Les mystères du Château des Carpathes ou le Voyage extraordinaire en Transylvanie, 

par Hélène Montjean

 

 

« Cette histoire n’est pas fantastique, elle n’est que romanesque » nous prévient Jules Verne au début de son roman. Pourtant, très vite, le lecteur a l’impression de se retrouver au beau milieu d’un conte fantastique d’Hoffmann.

Dans la seconde moitié du XIXe siècle, le petit village de Werst situé au cœur de la Transylvanie, où les villageois sont particulièrement superstitieux, est le théâtre d’étranges phénomènes provenant du château des Carpathes qui se dresse non loin de là sur le plateau d’Orgall. Ces évènements les terrifient et contribuent à rendre ce lieu désert et isolé.

Verne réunit dans son livre, publié en 1892, tous les ingrédients pour en faire – malgré quelques imperfections, un petit chef-d’œuvre du roman gothique, cinq ans avant le célèbre Dracula de Bram Stoker sur les crimes du vampire des Carpates.

 

 

Un jour, le berger Frik essaie la lunette proposée par un colporteur en braquant l’objectif sur le mystérieux château. L’instrument faillit lui tomber des mains : une fumée s’échappe de l’édifice, pourtant laissé à l’abandon depuis le départ de Rodolphe, dernier baron de Gortz.

C’est alors le début d’un véritable roman policier. Résolu à en avoir le cœur net, le garde forestier Nicolas Deck, fiancé à la belle Miriota, accompagné du médecin Patak, entreprend courageusement une expédition de reconnaissance. Mais tous deux reviennent de l’aventure terrorisés, après avoir été terrassés par des forces surnaturelles. Cette fois, plus personne n’osera défier les mystères du château enchanté.

Mais l’arrivée au village d’un jeune comte, Franz de Télek, accompagné du soldat Rotzko, et qui semble avoir connu personnellement le propriétaire des lieux, Rodolphe de Gortz, va précipiter les événements. Grâce à un rapide retour en arrière, Verne nous conte un superbe drame romantique à travers l’histoire de ces deux hommes amoureux fous d’une célèbre cantatrice italienne, la Stilla, et de sa voix incomparable, morte mystérieusement sur scène quelques années auparavant.

Serait-elle « la belle endormie » du château des Carpathes, selon l’expression du poète Robert Desnos, qui trouvait que ce roman était le plus beau de Jules Verne ?

 

 

C’est alors que l’auteur fait place au genre scientifique. Jules Verne semble s’attacher davantage aux leçons de son mentor Edgar Poe en proposant des explications rationnelles et satisfaisantes à tous les événements mystérieux qui s’étaient déroulés jusqu’alors, démystifiant les phénomènes qui avaient tant effrayés les villageois.

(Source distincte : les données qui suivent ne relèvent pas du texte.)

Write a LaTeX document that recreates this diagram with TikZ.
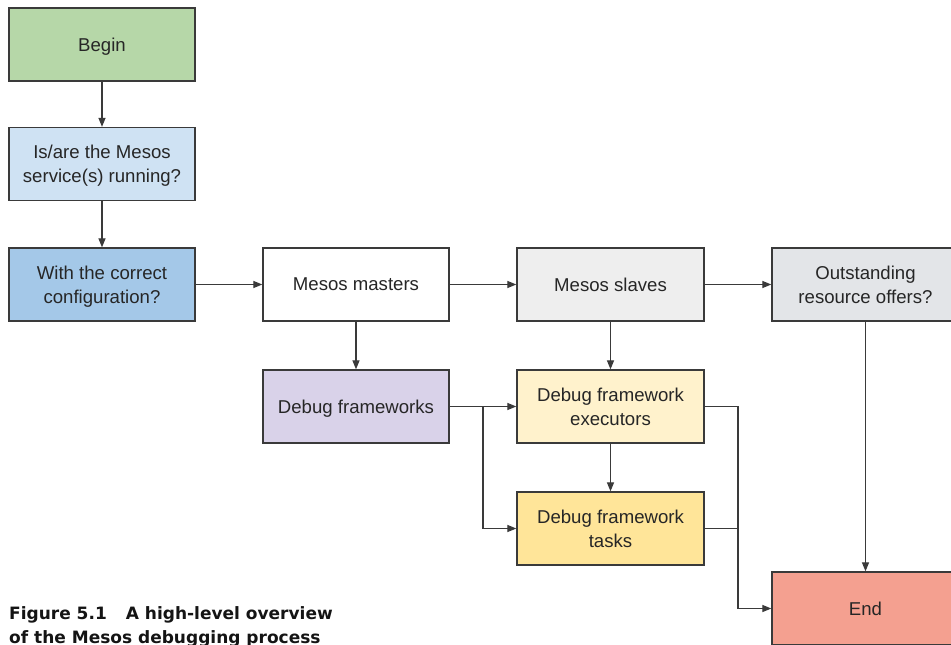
\documentclass[tikz,border=0pt]{standalone}
\usepackage{fontspec}
\setmainfont{Liberation Sans}
\newfontfamily\capfont{DejaVu Sans}
\usetikzlibrary{arrows.meta}
\definecolor{linec}{HTML}{3A3A3A}
\definecolor{cBegin}{HTML}{B6D7A8}
\definecolor{cIs}{HTML}{CFE2F3}
\definecolor{cWith}{HTML}{A4C8E8}
\definecolor{cSlaves}{HTML}{EEEEEE}
\definecolor{cOut}{HTML}{E3E5E8}
\definecolor{cFw}{HTML}{D9D2E9}
\definecolor{cExec}{HTML}{FFF2CC}
\definecolor{cTask}{HTML}{FFE599}
\definecolor{cEnd}{HTML}{F4A090}
\tikzset{
  box/.style={draw=linec, line width=1.3pt, minimum width=186pt, minimum height=73pt,
    inner sep=0pt, align=center, text depth=-2pt, font=\fontsize{18.6}{24}\selectfont, text=black!85},
  conn/.style={draw=linec, line width=1.2pt, -{Triangle[length=9pt,width=7pt]}},
  plain/.style={draw=linec, line width=1.2pt},
}
\begin{document}
\begin{tikzpicture}[x=1pt,y=-1pt]
\clip (0,0) rectangle (951,645);
\fill[white] (0,0) rectangle (951,645);
\node[box, fill=cBegin] (begin) at (102,44.5) {Begin};
\node[box, fill=cIs] (is) at (102,164) {Is/are the Mesos\\service(s) running?};
\node[box, fill=cWith] (with) at (102,284.5) {With the correct\\configuration?};
\node[box, fill=white] (masters) at (356,284.5) {Mesos masters};
\node[box, fill=cSlaves, minimum width=187pt] (slaves) at (610.5,284.5) {Mesos slaves};
\node[box, fill=cOut, minimum width=187pt] (out) at (865.5,284.5) {Outstanding\\resource offers?};
\node[box, fill=cFw] (fw) at (356,406.5) {Debug frameworks};
\node[box, fill=cExec, minimum width=187pt] (exec) at (610.5,406.5) {Debug framework\\executors};
\node[box, fill=cTask, minimum width=187pt] (task) at (610.5,528.5) {Debug framework\\tasks};
\node[box, fill=cEnd, minimum width=187pt] (end) at (865.5,608.5) {End};
\coordinate (split) at (483,406.5);
\coordinate (join) at (738,406.5);
\coordinate (joinb) at (738,528.5);
\draw[conn] (begin) -- (is);
\draw[conn] (is) -- (with);
\draw[conn] (with) -- (masters);
\draw[conn] (masters) -- (slaves);
\draw[conn] (slaves) -- (out);
\draw[conn] (masters) -- (fw);
\draw[conn] (slaves) -- (exec);
\draw[conn] (exec) -- (task);
\draw[conn] (fw) -- (exec);
\draw[conn] (split) |- (task.west);
\draw[conn] (exec.east) -| (join) |- (end.west);
\draw[plain] (task.east) -- (joinb);
\draw[conn] (out) -- (end);
\node[anchor=north west, inner sep=0pt, align=left, font=\capfont\fontsize{17}{24}\selectfont\bfseries, text=black!92] (cap) at (9,606)
  {Figure 5.1\hspace{19pt}A high-level overview\\of the Mesos debugging process};
\end{tikzpicture}
\end{document}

L’inventeur Orfanik, en recréant artificiellement l’image et la voix de la cantatrice par un système d’une perfection impressionnante, aurait ainsi annoncé la télévision ou le cinéma en relief, voire même une forme d’hologramme selon certains spécialistes. En tout cas, les développements de l’électricité et de la télécommunication sont décrits avec précision, notamment le téléphone et même le « téléphote », sorte de visioconférence avant l’heure.

Verne se garde d’oublier sa passion pour la géographie et rend hommage à plusieurs reprises à son ami Elisée Reclus, source précieuse grâce à son article « Voyage aux régions minières de la Transylvanie occidentale » publié dans Le Tour du monde en 1874. L’écrivain porte un regard admiratif sur les travaux du grand géographe, dont les descriptions de voyage sont remplies selon lui de « cette poésie instinctive ».

Tous deux étaient membres de la Société de Géographie de Paris et se trouvaient un ami commun, l’aéronaute et photographe Félix Nadar, qui fit de nombreux portraits de ses deux amis, parmi les autres personnalités de l’époque.

 

Elisée Reclus (en 1889) et Jules Verne (vers 1878) par Félix Nadar

 

Elisée Reclus et Jules Verne possédaient le désir de consacrer leur vie à décrire l’homme et la terre dans son ensemble, avec un même souci de l’écologie très en avance sur leur époque.